In the run up to Solvency II, there was some expectation that the Directive’s emphasis on model methodology rather than output would limit or preclude the PRA’s longstanding use of quantitative benchmarks. These indicators have been criticised on the grounds that they replace firms’ judgements with that of the regulators, are not generally used by other EU regulators, and force all firms onto an inappropriately high level of capital cover. However, the PRA robustly defended their continued use. Specifically, Belsham noted that he had independently explored the QIs with the PRA actuaries and had concluded that they were in a “reasonable range”.
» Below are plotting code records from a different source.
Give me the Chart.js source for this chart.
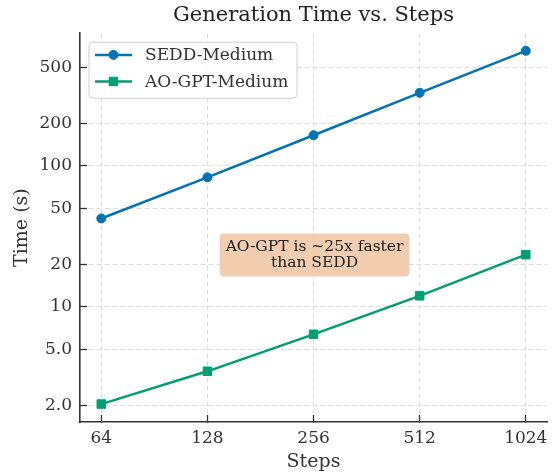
<!DOCTYPE html>
<html>
<head>
<meta charset="utf-8">
<title>Generation Time vs. Steps</title>
<script src="https://cdn.jsdelivr.net/npm/chart.js@4.4.0/dist/chart.umd.min.js"></script>
<style>
  html, body { margin: 0; padding: 0; background: #fff; }
</style>
</head>
<body>
<canvas id="timeChart" width="555" height="473"></canvas>
<script>
// values (log-log)
const steps = [64, 128, 256, 512, 1024];
const seddTime = [42.4, 83, 165, 330, 655];
const aoGptTime = [2.05, 3.5, 6.4, 12.0, 23.5];
const timeTicks = [2, 5, 10, 20, 50, 100, 200, 500];
const seriesNames = ['SEDD-Medium', 'AO-GPT-Medium'];
const noteLines = ['AO-GPT is ~25x faster', 'than SEDD'];

const SERIF = '"DejaVu Serif", serif';
const INK = '#333333';

function roundRect(ctx, x, y, w, h, r) {
  ctx.beginPath();
  ctx.moveTo(x + r, y);
  ctx.lineTo(x + w - r, y);
  ctx.arcTo(x + w, y, x + w, y + r, r);
  ctx.lineTo(x + w, y + h - r);
  ctx.arcTo(x + w, y + h, x + w - r, y + h, r);
  ctx.lineTo(x + r, y + h);
  ctx.arcTo(x, y + h, x, y + h - r, r);
  ctx.lineTo(x, y + r);
  ctx.arcTo(x, y, x + r, y, r);
  ctx.closePath();
}

// legend drawn inside the plot, upper left
const insideLegend = {
  id: 'insideLegend',
  afterDatasetsDraw(chart) {
    const ctx = chart.ctx;
    const area = chart.chartArea;
    const x0 = area.left + 9, y0 = area.top + 9, w = 208, h = 56;
    ctx.save();
    roundRect(ctx, x0, y0, w, h, 4);
    ctx.fillStyle = 'rgba(255,255,255,0.9)';
    ctx.fill();
    ctx.strokeStyle = '#d0d0d0';
    ctx.lineWidth = 1;
    ctx.stroke();

    chart.data.datasets.forEach((ds, i) => {
      const cy = y0 + 12.7 + i * 26.6;
      ctx.strokeStyle = ds.borderColor;
      ctx.lineWidth = ds.borderWidth;
      ctx.beginPath();
      ctx.moveTo(x0 + 6, cy);
      ctx.lineTo(x0 + 43, cy);
      ctx.stroke();
      ctx.fillStyle = ds.borderColor;
      ctx.strokeStyle = ds.borderColor;
      ctx.lineWidth = 1;
      Chart.helpers.drawPoint(ctx, {
        pointStyle: ds.pointStyle, radius: ds.pointRadius, rotation: 0, borderWidth: 1
      }, x0 + 24.5, cy);
      ctx.fillStyle = INK;
      ctx.font = '17px ' + SERIF;
      ctx.textAlign = 'left';
      ctx.textBaseline = 'middle';
      ctx.fillText(ds.label, x0 + 56, cy + 1);
    });
    ctx.restore();
  }
};

// the text box in the middle of the plot
const noteBox = {
  id: 'noteBox',
  afterDatasetsDraw(chart) {
    const ctx = chart.ctx;
    const cx = chart.scales.x.getPixelForValue(256) + 1;
    const cy = chart.scales.y.getPixelForValue(23.4);
    ctx.save();
    ctx.font = '15.5px ' + SERIF;
    const lineH = 16;
    const tw = Math.max(...noteLines.map(t => ctx.measureText(t).width));
    const bw = tw + 12, bh = lineH * noteLines.length + 11;
    roundRect(ctx, cx - bw / 2, cy - bh / 2, bw, bh, 4);
    ctx.fillStyle = '#f2cdb0';
    ctx.fill();
    ctx.fillStyle = '#222222';
    ctx.textAlign = 'center';
    ctx.textBaseline = 'middle';
    noteLines.forEach((t, i) => {
      ctx.fillText(t, cx, cy - lineH / 2 + i * lineH);
    });
    ctx.restore();
  }
};

const gridColor = '#dddddd';

new Chart(document.getElementById('timeChart'), {
  type: 'line',
  data: {
    datasets: [
      {
        label: seriesNames[0],
        data: steps.map((s, i) => ({x: s, y: seddTime[i]})),
        borderColor: '#0173b2',
        backgroundColor: '#0173b2',
        borderWidth: 2.5,
        pointStyle: 'circle',
        pointRadius: 4.5,
        pointBorderWidth: 1,
        tension: 0
      },
      {
        label: seriesNames[1],
        data: steps.map((s, i) => ({x: s, y: aoGptTime[i]})),
        borderColor: '#029e73',
        backgroundColor: '#029e73',
        borderWidth: 2.5,
        pointStyle: 'rect',
        pointRadius: 6,
        pointBorderWidth: 1,
        tension: 0
      }
    ]
  },
  options: {
    responsive: false,
    animation: false,
    layout: { padding: { left: 0, right: 8, top: 0, bottom: 0 } },
    plugins: {
      legend: { display: false },
      tooltip: { enabled: false },
      title: {
        display: true,
        fullSize: false,
        text: 'Generation Time vs. Steps',
        color: '#222222',
        font: { family: SERIF, size: 21, weight: 'normal' },
        padding: { top: 3, bottom: 5 }
      }
    },
    scales: {
      x: {
        type: 'logarithmic',
        position: 'bottom',
        min: 55.7,
        max: 1176,
        afterBuildTicks: scale => { scale.ticks = steps.map(v => ({value: v})); },
        afterFit: scale => { scale.height = 51; scale.paddingLeft = 0; scale.paddingRight = 0; },
        ticks: {
          color: INK,
          padding: 13,
          maxRotation: 0,
          font: { family: SERIF, size: 17 },
          callback: v => String(v)
        },
        grid: {
          color: gridColor,
          lineWidth: 1,
          tickLength: -7,
          tickColor: INK,
          tickWidth: 1.3
        },
        border: { color: INK, width: 1.6, dash: [5, 3] },
        title: {
          display: true,
          text: 'Steps',
          color: INK,
          font: { family: SERIF, size: 19 },
          padding: { top: 0, bottom: 0 }
        }
      },
      y: {
        type: 'logarithmic',
        position: 'left',
        min: 1.53,
        max: 873,
        afterBuildTicks: scale => { scale.ticks = timeTicks.map(v => ({value: v})); },
        afterFit: scale => { scale.width = 80; scale.paddingTop = 0; scale.paddingBottom = 0; },
        ticks: {
          color: INK,
          padding: 15,
          font: { family: SERIF, size: 17 },
          callback: v => (v < 10 ? v.toFixed(1) : String(v))
        },
        grid: {
          color: gridColor,
          lineWidth: 1,
          tickLength: -7,
          tickColor: INK,
          tickWidth: 1.3
        },
        border: { color: INK, width: 1.6, dash: [5, 3] },
        title: {
          display: true,
          text: 'Time (s)',
          color: INK,
          font: { family: SERIF, size: 19 },
          padding: { top: 11, bottom: 0 }
        }
      }
    }
  },
  plugins: [insideLegend, noteBox]
});
</script>
</body>
</html>
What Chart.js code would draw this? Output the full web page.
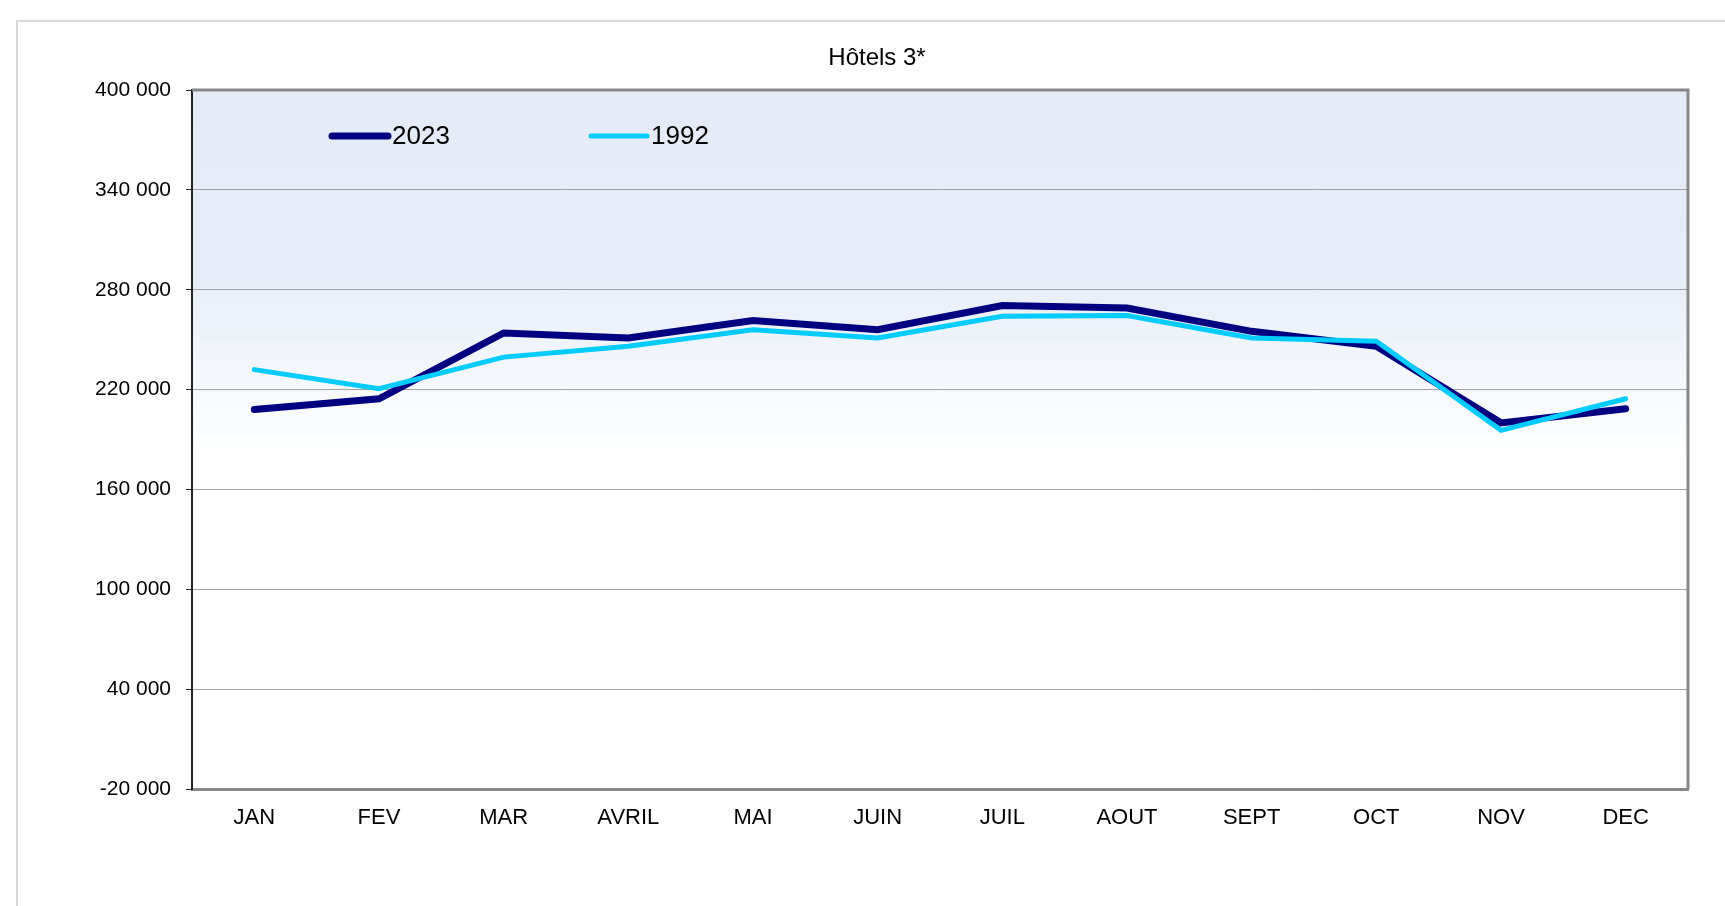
<!DOCTYPE html>
<html lang="fr">
<head>
  <meta charset="UTF-8">
  <title>Hôtels 3*</title>
  <style>
    body {
      margin: 0;
      background: #fff;
      overflow: hidden;
    }
    #chart { display: block; }
  </style>
</head>
<body>
  <canvas id="chart" width="1725" height="906"></canvas>

  <script src="https://cdn.jsdelivr.net/npm/chart.js"></script>
  <script>
    // nuitées mensuelles, hôtels 3 étoiles
    const mois = ['JAN', 'FEV', 'MAR', 'AVRIL', 'MAI', 'JUIN', 'JUIL', 'AOUT', 'SEPT', 'OCT', 'NOV', 'DEC'];
    const annees = ['2023', '1992'];
    const valeurs2023 = [208000, 214500, 254000, 251000, 261500, 256000, 270500, 269000, 255000, 246000, 200000, 208500];
    const valeurs1992 = [232000, 220500, 239500, 246000, 256000, 251000, 264000, 264500, 251000, 249000, 195500, 214500];
    const axeMin = -20000;
    const axeMax = 400000;
    const axePas = 60000;

    const police = 'Arial, "Liberation Sans", sans-serif';

    // "400 000" : espace comme séparateur de milliers
    const formatNombre = v => String(v).replace(/\B(?=(\d{3})+(?!\d))/g, ' ');

    // cadre gris clair du graphique + dégradé de la zone de traçage
    const fond = {
      id: 'fond',
      beforeDraw(chart) {
        const { ctx, chartArea: a } = chart;
        ctx.save();
        ctx.strokeStyle = '#d9d9d9';
        ctx.lineWidth = 2;
        ctx.strokeRect(17, 21, chart.width + 50, chart.height + 50);

        const g = ctx.createLinearGradient(0, a.top, 0, a.bottom);
        g.addColorStop(0, '#e4ebf7');
        g.addColorStop(0.27, '#e7edf8');
        g.addColorStop(0.52, '#ffffff');
        g.addColorStop(1, '#ffffff');
        ctx.fillStyle = g;
        ctx.fillRect(a.left, a.top, a.right - a.left, a.bottom - a.top);
        ctx.restore();
      }
    };

    // bords haut/droite de la zone + légende dans le graphique
    const habillage = {
      id: 'habillage',
      afterDraw(chart) {
        const { ctx, chartArea: a } = chart;
        ctx.save();
        ctx.strokeStyle = '#888';
        ctx.lineWidth = 3;
        ctx.beginPath();
        ctx.moveTo(a.left, a.top);
        ctx.lineTo(a.right, a.top);
        ctx.lineTo(a.right, a.bottom);
        ctx.stroke();

        const y = 136;
        chart.data.datasets.forEach((ds, i) => {
          const x = 332 + i * 259;
          ctx.strokeStyle = ds.borderColor;
          ctx.lineWidth = ds.borderWidth;
          ctx.lineCap = 'round';
          ctx.beginPath();
          ctx.moveTo(x, y);
          ctx.lineTo(x + 56, y);
          ctx.stroke();
          ctx.fillStyle = '#000';
          ctx.font = '26px ' + police;
          ctx.textBaseline = 'middle';
          ctx.textAlign = 'left';
          ctx.fillText(ds.label, x + 60, y + 1);
        });
        ctx.restore();
      }
    };

    new Chart(document.getElementById('chart'), {
      type: 'line',
      data: {
        labels: mois,
        datasets: [
          {
            label: annees[0],
            data: valeurs2023,
            borderColor: '#000080',
            borderWidth: 7,
            order: 1
          },
          {
            label: annees[1],
            data: valeurs1992,
            borderColor: '#00ccff',
            borderWidth: 5,
            order: 0
          }
        ]
      },
      options: {
        responsive: false,
        animation: false,
        elements: {
          point: { radius: 0, hoverRadius: 0 },
          line: { tension: 0, borderCapStyle: 'round', borderJoinStyle: 'miter', fill: false }
        },
        layout: { padding: { left: 66, right: 37, top: 0, bottom: 0 } },
        plugins: {
          legend: { display: false },
          tooltip: { enabled: false },
          title: {
            display: true,
            text: 'Hôtels 3*',
            color: '#000',
            font: { family: police, size: 24, weight: 'normal' },
            padding: { top: 44, bottom: 17.2 }
          }
        },
        scales: {
          x: {
            offset: true,
            grid: { display: false, drawTicks: false },
            border: { display: true, color: '#888', width: 3 },
            ticks: {
              color: '#000',
              font: { family: police, size: 22 },
              padding: 16,
              maxRotation: 0,
              autoSkip: false
            },
            afterFit(scale) { scale.height = 117; }
          },
          y: {
            min: axeMin,
            max: axeMax,
            grid: {
              color: '#a3a3a3',
              lineWidth: 1,
              tickColor: '#222',
              tickLength: 6
            },
            border: { display: true, color: '#222', width: 2 },
            ticks: {
              stepSize: axePas,
              color: '#000',
              font: { family: police, size: 21 },
              padding: 15,
              callback: v => formatNombre(v)
            },
            afterFit(scale) { scale.width = 126; }
          }
        }
      },
      plugins: [fond, habillage]
    });
  </script>
</body>
</html>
9) In a similar vein, “model drift” and model complexity remain major concerns for the PRA justifying continuous strong supervisory oversight of models.
This stance is likely to be most keenly felt where firms apply to make model changes. Rule in particular highlighted the “reality” that “firms have strong incentives to reduce capital requirements in order to report higher coverage ratios, increase return on regulatory capital and ultimately pay higher dividends”.
10) Finally, while PRA has no appetite to dismantle the reporting regime, it may be open to some streamlining, particularly of quarterly reporting requirements, which Belsham described as “rather onerous”.
PRA considers that Solvency II data reporting has brought important gains for insurance regulation, particularly in developing peer outlier analysis and monitoring insurer exposure to banks. Woods commented that “we need a decent amount of data to do the job. If we go all very generalist and do not have the data, it will honestly be a disaster”. Nevertheless, in subsequent correspondence with the TSC he committed to conducting a review to identify ways of reducing the reporting burden
In sum, the PRA has given a clear and strong public affirmation of its fundamental support for Solvency II’s design architecture and experience to date. PRA has seemingly wanted to give a signal that, post-Brexit, it will not be looking to introduce anything other than marginal reform of the insurance capital regime. And in that regard, PRA will no doubt be mindful of the constraint that equivalence considerations may place on any substantial departure from the Solvency II requirements in the current absence of globally accepted insurance capital standards.